By CLAUDINE SAN NICOLAS
KIHEI — County lifeguards extricated a 5-foot tiger shark that had become entangled in a fishnet off Charlie Young Beach on Sunday morning and ferried the animal back out to sea.
Cary Kayama, acting captain for South Maui water safety officers, said the shark had caught its mouth in the net about 100 yards offshore. He said beachgoers watching the incident asked why the shark was being freed.
"The tourists were tripping out. "Why did you let it go?' I said because it was alive and it belongs in the ocean," Kayama recalled.
Water safety officers Zach Edlau and Rodrigo Caba responded first at about 10:30 a.m. Sunday after a tourist spotted a net and dead fish in 12 to 15 feet of water.
The officers immediately caught sight of the shark trapped in netting and with a hook in its mouth, and summoned Kayama. They decided to bring the net and shark onshore at Kamaole Beach Park I instead of trying to disentangle the animal in the water.
"It was just too dangerous" in the water, Kayama said.

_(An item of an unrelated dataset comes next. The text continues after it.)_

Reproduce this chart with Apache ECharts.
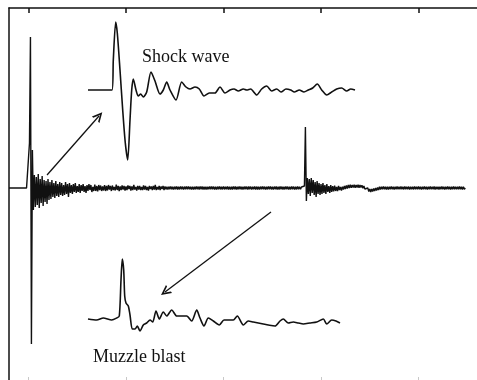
<!DOCTYPE html>
<html>
<head>
<meta charset="utf-8">
<title>Shock wave and muzzle blast</title>
<script src="https://cdn.jsdelivr.net/npm/echarts@6/dist/echarts.min.js"></script>
<style>
  html, body { margin: 0; padding: 0; background: #fff; }
  #chart { width: 477px; height: 380px; }
</style>
</head>
<body>
<div id="chart"></div>
<script>
// Full microphone record: uniformly sampled, first sample at mainStart, one sample every mainStep.
const mainStart = -20;
const mainStep = 1;
const mainValues = [
  0, 0, 0, 0, 0, 0, 0, 0, 0, 0, 0, 0, 0, 0, 0, 0, 0, 0, 0, 0,
  0, 4.5, 15.1, -15.6, 3.8, -2.2, 1.3, -1.9, 1.1, -1.7, 1.4, -2.0, 0.9, -1.5, 1.2, -1.8, 0.8, -1.4, 0.7, -1.6,
  0.9, -1.2, 0.6, -1.1, 0.8, -0.9, 0.5, -1.0, 0.7, -0.8, 0.4, -0.9, 0.6, -0.7, 0.5, -0.8, 0.3, -0.7, 0.6, -0.6,
  0.4, -0.9, 0.5, -0.5, 0.3, -0.6, 0.4, -0.4, 0.5, -0.5, 0.2, -0.4, 0.4, -0.5, 0.3, -0.3, 0.4, -0.4, 0.2, -0.5,
  0.3, -0.3, 0.4, -0.2, 0.3, -0.4, 0.1, -0.3, 0.35, -0.3, 0.2, -0.35, 0.3, -0.2, 0.25, -0.3, 0.15, -0.25, 0.3, -0.3,
  0.2, -0.25, 0.3, -0.15, 0.2, -0.3, 0.25, -0.2, 0.1, -0.25, 0.35, -0.2, 0.2, -0.3, 0.15, -0.2, 0.25, -0.15, 0.2, -0.25,
  0.15, -0.2, 0.25, -0.1, 0.2, -0.25, 0.15, -0.2, 0.3, -0.15, 0.1, -0.25, 0.2, -0.15, 0.2, -0.2, 0.1, -0.2, 0.25, -0.15,
  0.2, -0.2, 0.1, -0.25, 0.2, -0.1, 0.15, -0.2, 0.2, -0.15, 0.3, -0.2, 0.1, -0.15, 0.2, -0.2, 0.15, -0.1, 0.2, -0.2,
  0.15, -0.14, 0.13, -0.16, 0.14, -0.13, 0.16, -0.14, 0.12, -0.15, 0.14, -0.13, 0.16, -0.15, 0.13, -0.14, 0.15, -0.13, 0.14, -0.16,
  0.14, -0.13, 0.15, -0.14, 0.16, -0.13, 0.13, -0.15, 0.14, -0.16, 0.12, -0.14, 0.15, -0.13, 0.14, -0.15, 0.16, -0.13, 0.14, -0.14,
  0.13, -0.15, 0.14, -0.16, 0.13, -0.13, 0.15, -0.14, 0.16, -0.13, 0.14, -0.15, 0.13, -0.16, 0.14, -0.13, 0.15, -0.14, 0.13, -0.14,
  0.15, -0.14, 0.13, -0.13, 0.16, -0.15, 0.14, -0.16, 0.13, -0.14, 0.14, -0.13, 0.15, -0.15, 0.13, -0.14, 0.16, -0.13, 0.14, -0.15,
  0.13, -0.14, 0.15, -0.13, 0.14, -0.16, 0.15, -0.13, 0.14, -0.15, 0.13, -0.13, 0.15, -0.16, 0.14, -0.14, 0.13, -0.15, 0.14, -0.13,
  0.15, -0.13, 0.14, -0.15, 0.13, -0.14, 0.16, -0.13, 0.15, -0.14, 0.13, -0.15, 0.14, -0.13, 0.15, -0.16, 0.13, -0.14, 0.14, -0.13,
  0.14, -0.15, 0.13, -0.14, 0.15, -0.13, 0.14, -0.16, 0.13, -0.14, 0.15, -0.13, 0.14, -0.15, 0.13, -0.14, 0.15, -0.13, 0.12, -0.13,
  0.1, -0.1, 0.05, 0.2, 6.1, -1.3, 1.0, -0.6, 0.9, -0.8, 1.0, -0.5, 0.8, -0.7, 0.6, -0.9, 0.7, -0.6, 0.5, -0.7,
  0.4, -0.6, 0.5, -0.5, 0.3, -0.6, 0.4, -0.4, 0.2, -0.5, 0.3, -0.4, 0.2, -0.35, 0.25, -0.3, 0.1, -0.3, 0.2, -0.2,
  0.1, -0.25, 0.12, -0.15, 0.2, -0.1, 0.25, -0.05, 0.3, 0.0, 0.32, 0.02, 0.3, 0.05, 0.33, 0.02, 0.3, 0.05, 0.32, 0.03,
  0.3, 0.05, 0.28, -0.02, 0.2, -0.1, 0.1, -0.2, 0.0, -0.35, -0.1, -0.4, -0.1, -0.35, -0.05, -0.3, 0.0, -0.25, 0.05, -0.2,
  0.13, -0.14, 0.12, -0.13, 0.15, -0.12, 0.13, -0.14, 0.12, -0.15, 0.13, -0.13, 0.14, -0.12, 0.13, -0.15, 0.12, -0.13, 0.14, -0.13,
  0.13, -0.12, 0.14, -0.13, 0.12, -0.14, 0.15, -0.13, 0.13, -0.12, 0.14, -0.15, 0.12, -0.13, 0.13, -0.14, 0.15, -0.12, 0.13, -0.13,
  0.14, -0.13, 0.12, -0.15, 0.13, -0.13, 0.14, -0.12, 0.13, -0.14, 0.12, -0.13, 0.15, -0.13, 0.13, -0.12, 0.14, -0.14, 0.12, -0.13,
  0.13, -0.14, 0.13, -0.12, 0.15, -0.13, 0.12, -0.14, 0.13, -0.13, 0.14, -0.12, 0.13, -0.15, 0.12, -0.13, 0.14, -0.13, 0.13, -0.12,
  0.13, -0.13, 0.14, -0.12, 0.13, -0.14, 0.12, -0.13, 0.0
];
const mainTicks = [0, 100, 200, 300, 400];

// Zoomed view of the shock wave (time offset, pressure).
const shockTime = [
  0, 24, 25.3, 27.7, 29.3, 32, 34.7, 37.3, 39.7, 42, 43.7, 45.3, 48, 50.3, 52.7,
  55.3, 58.7, 63, 67, 72, 75.3, 78.7, 82, 88, 93.7, 98, 102, 107, 111.3, 116,
  121.3, 127, 132, 137, 142, 146, 150.3, 155.3, 158.7, 162.7, 168.7, 173.7, 178.7,
  183.7, 188.7, 193, 198, 202.7, 206.3, 211.3, 216, 220.3, 224.7, 229.3, 233.7,
  238.7, 243.7, 248.7, 253.7, 258.7, 262.7, 267
];
const shockValue = [
  0, 0, 3.0, 6.8, 5.7, 2.0, -2.0, -5.3, -7.0, -3.0, 0, 1.1, 0, -0.6, -0.4,
  -0.7, -0.2, 1.8, 0.9, -0.4, 0, 0.8, 0, -1.0, 0.8, 0.3, 0.1, 0.3, 0.1, -0.6,
  -0.3, -0.3, 0.3, -0.3, 0, 0.1, -0.1, 0.1, 0, 0.1, -0.5, 0.1, 0.4,
  -0.1, 0.1, -0.2, 0.1, 0, -0.2, 0, -0.2, 0, 0.2, 0.6, 0,
  -0.5, -0.2, 0.1, 0.2, -0.1, 0.1, 0
];

// Zoomed view of the muzzle blast (time offset, pressure).
const blastTime = [
  0, 8.7, 15.3, 23.7, 28.7, 31.3, 33, 34.3, 35.7, 36.7, 38, 40.3, 42, 44.3, 47,
  49.3, 52, 55.3, 58.7, 62, 64.7, 68, 71.3, 75.3, 78.7, 83.7, 88.7, 93.7, 98.7,
  103.7, 108.7, 112, 116, 120.3, 125.3, 131.3, 136, 140.3, 145.3, 149.3, 155.3,
  160.3, 165.3, 170.3, 175.3, 180.3, 187, 192, 195.3, 200.3, 205.3, 210.3, 215.3,
  222, 228.7, 235.3, 238.7, 243.7, 248, 252
];
const blastValue = [
  0, -0.1, 0.1, -0.1, 0.1, 0.3, 3.9, 6.0, 4.9, 2.3, 1.6, 1.3, 0.4, -1.0, -1.0,
  -0.7, -1.2, -0.6, -0.4, -0.1, -0.3, 0.8, 0, 0.7, 0.3, 0.9, 0.3, 0.3, 0.3,
  -0.2, 0.9, 0.1, -0.7, 0.1, -0.2, -0.6, -0.1, -0.1, -0.1, 0.3, -0.6,
  -0.2, -0.3, -0.4, -0.5, -0.6, -0.7, -0.2, 0, -0.4, -0.3, -0.4, -0.5,
  -0.4, -0.3, 0, -0.5, -0.1, -0.2, -0.4
];

// Pointers from the record to each zoomed view (main-axis units).
const shockPointer = [[19, 1.3], [72.3, 7.2]];
const blastPointer = [[248.7, -2.4], [140, -10.4]];

const ink = '#111';
const serif = '"Liberation Serif", "DejaVu Serif", serif';
const openHead = 'path://M0,10 L5,0 L10,10 L8.2,10 L5,3.6 L1.8,10 Z';

const chart = echarts.init(document.getElementById('chart'), null, { renderer: 'canvas' });

const hiddenAxis = {
  show: false, axisLine: { show: false }, axisTick: { show: false },
  axisLabel: { show: false }, splitLine: { show: false }
};

chart.setOption({
  animation: false,
  backgroundColor: '#fff',
  grid: [
    { left: 9, top: 8, right: 0, bottom: 0 },
    { left: 88, top: 10, width: 270, height: 160 },
    { left: 88, top: 239, width: 270, height: 120 }
  ],
  xAxis: [
    {
      type: 'value', gridIndex: 0, position: 'top', min: -20, max: 460,
      axisLine: { show: true, onZero: false, lineStyle: { color: ink, width: 1.5 } },
      axisTick: { show: true, inside: true, length: 5, customValues: mainTicks,
                  lineStyle: { color: ink, width: 1.5 } },
      axisLabel: { show: false }, splitLine: { show: false }
    },
    {
      type: 'value', gridIndex: 0, position: 'bottom', min: -20, max: 460,
      axisLine: { show: false, onZero: false },
      axisTick: { show: true, inside: true, length: 3, customValues: mainTicks,
                  lineStyle: { color: '#c8c8c8', width: 1 } },
      axisLabel: { show: false }, splitLine: { show: false }
    },
    Object.assign({ type: 'value', gridIndex: 1, min: 0, max: 270 }, hiddenAxis),
    Object.assign({ type: 'value', gridIndex: 2, min: 0, max: 270 }, hiddenAxis)
  ],
  yAxis: [
    {
      type: 'value', gridIndex: 0, min: -19.2, max: 18,
      axisLine: { show: true, onZero: false, lineStyle: { color: ink, width: 1.5 } },
      axisTick: { show: false }, axisLabel: { show: false }, splitLine: { show: false }
    },
    Object.assign({ type: 'value', gridIndex: 1, min: -8, max: 8 }, hiddenAxis),
    Object.assign({ type: 'value', gridIndex: 2, min: -4, max: 8 }, hiddenAxis)
  ],
  series: [
    {
      name: 'record', type: 'line', xAxisIndex: 0, yAxisIndex: 0,
      data: mainValues.map((v, i) => [mainStart + i * mainStep, v]),
      showSymbol: false, symbol: 'none',
      lineStyle: { color: ink, width: 1.4 }
    },
    {
      name: 'Shock wave', type: 'line', xAxisIndex: 2, yAxisIndex: 1,
      data: shockTime.map((t, i) => [t, shockValue[i]]),
      showSymbol: false, symbol: 'none', smooth: 0.25,
      lineStyle: { color: ink, width: 1.6 }
    },
    {
      name: 'Muzzle blast', type: 'line', xAxisIndex: 3, yAxisIndex: 2,
      data: blastTime.map((t, i) => [t, blastValue[i]]),
      showSymbol: false, symbol: 'none', smooth: 0.25,
      lineStyle: { color: ink, width: 1.6 }
    },
    {
      name: 'pointers', type: 'lines', coordinateSystem: 'cartesian2d',
      xAxisIndex: 0, yAxisIndex: 0,
      symbol: ['none', openHead], symbolSize: [9, 10], symbolOffset: [0, [0, 5]],
      lineStyle: { color: ink, width: 1.3, opacity: 1, curveness: 0 },
      itemStyle: { color: ink },
      data: [{ coords: shockPointer }, { coords: blastPointer }]
    }
  ],
  graphic: [
    { type: 'text', left: 142, top: 48,
      style: { text: 'Shock wave', font: '18px ' + serif, fill: ink } },
    { type: 'text', left: 93, top: 348,
      style: { text: 'Muzzle blast', font: '18px ' + serif, fill: ink } }
  ]
});
</script>
</body>
</html>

Lifeguards pulled the net onshore and the shark offered little resistance, thrashing only after Kayama cut the net from the shark's mouth. The animal exhibited no exterior injuries, but when lifeguards tried to steer the shark into the ocean, it wouldn't move.
"I don't know why it didn't swim away, but maybe because it was tired," Kayama said.
Then, the water safety officers placed the animal on a rescue sled and used a personal watercraft to tow it about 500 yards offshore.
Caba drove the personal watercraft while Edlau held on to the shark by its tail. After freeing the shark, water safety officers patrolled the waters to ensure the animal didn't return to where people were swimming.
At no time did authorities clear swimmers from the ocean, Kayama said, although many came ashore at Kamaole Beach Park I to watch the action. The shark incident attracted about 100 onlookers, many taking photographs, he said.
"It was pretty exciting. We had a lot gathering around watching," he said.
Kayama said Sunday afternoon that he felt sure the waters were safe, but officials posted shark-sighting signs until sundown Sunday as a precaution.
Kayama said he had consulted with state Department of Land and Natural Resources officials, who had concurred that the shark should be returned to the ocean.
State Shark Task Force spokesman Randy Honebrink said in a phone interview from Honolulu that there didn't appear to be any reason to hold the tiger shark.
"I think putting it back into the ocean isn't creating a risk," he said.
Studies show that tiger sharks normally don't attack large prey like turtles or even human beings until the sharks grow to about 10 feet long, he said.
Honebrink said he's never been involved in a case of a nonattacking tiger shark, as in the Kihei incident. Protocol has been established for dealing with Hawaii tiger sharks that have attacked only, he said.
Native Hawaiian cultural specialist Charles Kauluwehi Maxwell Sr. of Pukalani, a member of the state Shark Task Force, applauded the actions Sunday of water safety officers.
"I think that's terrific," he said.
In the early 1990s after a fatal shark attack off Olowalu, Maxwell had protested a state proposal to hunt down and kill tiger sharks. Killing tiger sharks goes against traditional beliefs of Native Hawaiians, who consider these animals to be aumakua, or ancestor spirits, he said.
Maxwell also mentioned Sunday a study on tiger sharks in Kaneohe Bay. Researchers found that sharks don't stick around after an attack, and the state Shark Task Force discussed these findings about a year ago, he said.
Kayama confirmed that no shark attack was reported Sunday and that he felt confident there was no threat after the tiger shark was released.